Qui Bergoglio a mio avviso scivola sul punto, vale a dire tradisce la sua concezione dell’istituzione ecclesiale come una sovrastruttura morale. Il tema è che la Chiesa non è morale o immorale, ma veritativa. Da cui certamente discende una morale, ma come cascame. Come frutto, non come radice.

Accusando i predecessori di Fernandez di immoralità, Bergoglio occupa uno spazio – forse si è reso conto di non avere più molto tempo per iniziare processi di cui verosimilmente non vedrà la fine – ovvero punta dritto alla definizione non tanto di una nuova morale generica, quanto di comportamenti specifici. Che solo quelli cari a lui e ai suoi sodali.

Ma per far questo, sa perfettamente che non basta l’autorità del papa. Serve una legittimazione, il conforto di un ruolo ‘tecnico’. Non lo dice lui, ma lo dice il custode della Fede e della dottrina. Per duemila anni la Chiesa non ha capito nulla del Vangelo? Pazienza, siamo sempre in tempo a correggere, calare nella situazione, nel vissuto. Sia mai che i fedeli vadano a sbattere contro qualche precetto, contro quale divieto o indicazione contraria. È il mito del buon selvaggio fatto dottrina: accompagnare, assistere, discernere, approvare la qualunque come sorpresa dello spirito.

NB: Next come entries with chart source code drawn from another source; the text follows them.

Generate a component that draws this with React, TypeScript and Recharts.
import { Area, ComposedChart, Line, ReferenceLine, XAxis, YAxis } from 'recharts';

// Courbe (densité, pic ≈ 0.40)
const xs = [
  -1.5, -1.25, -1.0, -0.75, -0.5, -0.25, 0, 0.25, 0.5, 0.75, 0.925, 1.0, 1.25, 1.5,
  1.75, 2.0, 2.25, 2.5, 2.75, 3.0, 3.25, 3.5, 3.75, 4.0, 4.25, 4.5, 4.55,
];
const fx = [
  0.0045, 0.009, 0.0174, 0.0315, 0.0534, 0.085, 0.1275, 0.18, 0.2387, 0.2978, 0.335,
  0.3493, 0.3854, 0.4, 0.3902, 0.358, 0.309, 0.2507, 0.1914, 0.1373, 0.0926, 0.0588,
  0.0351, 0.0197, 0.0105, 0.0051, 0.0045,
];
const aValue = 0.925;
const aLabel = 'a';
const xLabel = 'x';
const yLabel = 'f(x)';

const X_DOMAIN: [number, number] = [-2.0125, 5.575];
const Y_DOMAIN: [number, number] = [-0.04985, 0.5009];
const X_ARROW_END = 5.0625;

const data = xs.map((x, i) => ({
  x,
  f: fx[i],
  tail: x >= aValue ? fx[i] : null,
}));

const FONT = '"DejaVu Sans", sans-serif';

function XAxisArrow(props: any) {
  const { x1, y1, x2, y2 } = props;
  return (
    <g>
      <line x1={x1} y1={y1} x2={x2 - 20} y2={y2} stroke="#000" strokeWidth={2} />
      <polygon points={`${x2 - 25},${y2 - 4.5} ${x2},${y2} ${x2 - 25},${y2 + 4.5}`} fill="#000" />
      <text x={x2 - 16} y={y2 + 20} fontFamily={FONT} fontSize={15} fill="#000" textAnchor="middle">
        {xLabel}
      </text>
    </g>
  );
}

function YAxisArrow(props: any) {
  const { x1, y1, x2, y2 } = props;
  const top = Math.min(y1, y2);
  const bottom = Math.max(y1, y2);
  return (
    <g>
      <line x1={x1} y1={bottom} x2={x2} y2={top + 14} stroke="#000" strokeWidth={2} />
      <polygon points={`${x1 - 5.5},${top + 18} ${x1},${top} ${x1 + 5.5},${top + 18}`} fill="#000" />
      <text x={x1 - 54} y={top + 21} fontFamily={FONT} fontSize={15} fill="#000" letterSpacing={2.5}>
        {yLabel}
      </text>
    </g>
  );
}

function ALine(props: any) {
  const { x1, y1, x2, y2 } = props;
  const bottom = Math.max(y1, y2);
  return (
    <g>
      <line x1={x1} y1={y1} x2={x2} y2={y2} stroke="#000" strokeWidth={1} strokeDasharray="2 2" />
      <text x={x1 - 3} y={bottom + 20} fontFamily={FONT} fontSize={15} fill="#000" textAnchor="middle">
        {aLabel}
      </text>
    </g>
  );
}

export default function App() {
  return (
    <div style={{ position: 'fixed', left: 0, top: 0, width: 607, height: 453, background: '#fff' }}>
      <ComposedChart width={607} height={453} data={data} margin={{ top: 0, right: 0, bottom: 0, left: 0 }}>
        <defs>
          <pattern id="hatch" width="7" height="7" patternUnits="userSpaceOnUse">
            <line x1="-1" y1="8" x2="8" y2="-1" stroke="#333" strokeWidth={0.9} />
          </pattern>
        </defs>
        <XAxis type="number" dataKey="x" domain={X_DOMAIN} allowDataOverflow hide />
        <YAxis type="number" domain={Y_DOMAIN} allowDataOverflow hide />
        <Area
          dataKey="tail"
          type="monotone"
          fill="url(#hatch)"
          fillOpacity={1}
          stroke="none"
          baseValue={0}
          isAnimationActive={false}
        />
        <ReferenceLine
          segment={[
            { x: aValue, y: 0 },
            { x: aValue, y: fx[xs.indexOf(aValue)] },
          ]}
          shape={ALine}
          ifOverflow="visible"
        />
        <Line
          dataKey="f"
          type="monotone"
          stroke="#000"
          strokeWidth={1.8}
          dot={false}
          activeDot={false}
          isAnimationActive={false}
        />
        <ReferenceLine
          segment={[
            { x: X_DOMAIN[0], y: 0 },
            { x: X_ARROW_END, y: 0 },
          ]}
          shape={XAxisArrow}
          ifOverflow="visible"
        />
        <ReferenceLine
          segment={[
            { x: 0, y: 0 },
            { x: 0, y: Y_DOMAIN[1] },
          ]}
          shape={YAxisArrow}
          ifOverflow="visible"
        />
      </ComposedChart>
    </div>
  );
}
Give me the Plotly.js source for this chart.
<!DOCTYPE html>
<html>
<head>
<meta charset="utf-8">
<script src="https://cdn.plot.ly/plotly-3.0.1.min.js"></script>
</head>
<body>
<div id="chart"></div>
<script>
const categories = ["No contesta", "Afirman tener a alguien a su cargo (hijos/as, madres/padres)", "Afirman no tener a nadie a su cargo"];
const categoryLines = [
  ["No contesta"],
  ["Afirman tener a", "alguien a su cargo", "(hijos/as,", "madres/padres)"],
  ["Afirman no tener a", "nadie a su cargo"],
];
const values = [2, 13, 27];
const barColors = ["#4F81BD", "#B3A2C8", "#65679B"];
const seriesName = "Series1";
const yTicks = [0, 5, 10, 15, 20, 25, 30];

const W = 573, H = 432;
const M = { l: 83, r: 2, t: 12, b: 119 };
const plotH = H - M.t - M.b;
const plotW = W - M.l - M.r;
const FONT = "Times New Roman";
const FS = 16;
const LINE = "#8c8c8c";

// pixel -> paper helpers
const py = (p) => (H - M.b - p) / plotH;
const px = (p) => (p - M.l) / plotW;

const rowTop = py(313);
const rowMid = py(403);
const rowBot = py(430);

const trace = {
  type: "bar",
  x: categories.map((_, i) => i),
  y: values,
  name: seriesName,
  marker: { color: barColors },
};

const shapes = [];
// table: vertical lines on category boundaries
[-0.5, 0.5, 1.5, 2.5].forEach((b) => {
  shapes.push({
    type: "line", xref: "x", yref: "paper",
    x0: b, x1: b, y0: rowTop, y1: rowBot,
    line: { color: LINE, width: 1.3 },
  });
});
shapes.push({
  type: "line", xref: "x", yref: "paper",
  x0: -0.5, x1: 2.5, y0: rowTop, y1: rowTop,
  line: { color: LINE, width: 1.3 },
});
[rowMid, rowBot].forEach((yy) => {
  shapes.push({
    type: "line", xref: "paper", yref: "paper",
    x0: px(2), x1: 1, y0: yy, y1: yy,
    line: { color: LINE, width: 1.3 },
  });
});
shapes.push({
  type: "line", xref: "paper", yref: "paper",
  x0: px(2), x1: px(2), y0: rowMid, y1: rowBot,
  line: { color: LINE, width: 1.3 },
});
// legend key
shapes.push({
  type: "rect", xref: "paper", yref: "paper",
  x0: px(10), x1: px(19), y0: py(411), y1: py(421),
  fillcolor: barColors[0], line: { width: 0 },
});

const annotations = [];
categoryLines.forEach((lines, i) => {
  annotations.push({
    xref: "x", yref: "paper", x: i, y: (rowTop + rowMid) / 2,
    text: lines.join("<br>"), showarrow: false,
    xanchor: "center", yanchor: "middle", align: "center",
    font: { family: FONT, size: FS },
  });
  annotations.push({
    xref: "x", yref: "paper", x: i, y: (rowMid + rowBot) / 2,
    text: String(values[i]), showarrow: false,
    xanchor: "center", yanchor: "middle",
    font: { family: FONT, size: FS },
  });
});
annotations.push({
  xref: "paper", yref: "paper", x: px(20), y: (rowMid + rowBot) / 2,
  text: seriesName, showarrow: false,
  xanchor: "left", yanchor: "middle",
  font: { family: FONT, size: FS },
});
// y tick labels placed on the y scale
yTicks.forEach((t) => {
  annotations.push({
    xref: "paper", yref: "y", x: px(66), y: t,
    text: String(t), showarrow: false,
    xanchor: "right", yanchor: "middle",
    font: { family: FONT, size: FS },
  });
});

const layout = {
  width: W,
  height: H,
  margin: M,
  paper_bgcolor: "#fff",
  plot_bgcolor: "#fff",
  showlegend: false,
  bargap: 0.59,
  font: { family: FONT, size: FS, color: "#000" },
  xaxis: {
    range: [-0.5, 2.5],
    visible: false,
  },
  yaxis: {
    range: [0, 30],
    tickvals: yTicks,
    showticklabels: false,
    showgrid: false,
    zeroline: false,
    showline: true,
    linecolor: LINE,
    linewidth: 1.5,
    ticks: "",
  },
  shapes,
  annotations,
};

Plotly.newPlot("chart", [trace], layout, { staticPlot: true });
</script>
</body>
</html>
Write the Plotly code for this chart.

Concludo. Sbaglia chi vede in questa mossa una volontà di sovvertimento radicale della dottrina cattolica di sempre. A questi rivoluzionari della domenica non interessa scardinare qualcosa che non conoscono, non capiscono, e di cui forse nemmeno sospettano l’esistenza. Tutto ciò presupporrebbe un pensiero alto, evoluto. Avversario, ma elevato.

Credo l’obiettivo sia molto più terragnolo: all’alba degli ottant’anni, o perfino in vista dei novanta, sposarsi coi propri amanti segreti alla luce del sole, e passeggiare mano nella mano sul viale del tramonto incontro al sole morente, come in certe soap opera sudamericane. La materia di cui sono fatti i sogni. Come dice il papa ai giovani: non lasciate che vi rubino i sogni (come hanno fatto con noi, avrebbe voluto forse aggiungere).

Scritto come quasi sempre nella viva speranza di sbagliarmi.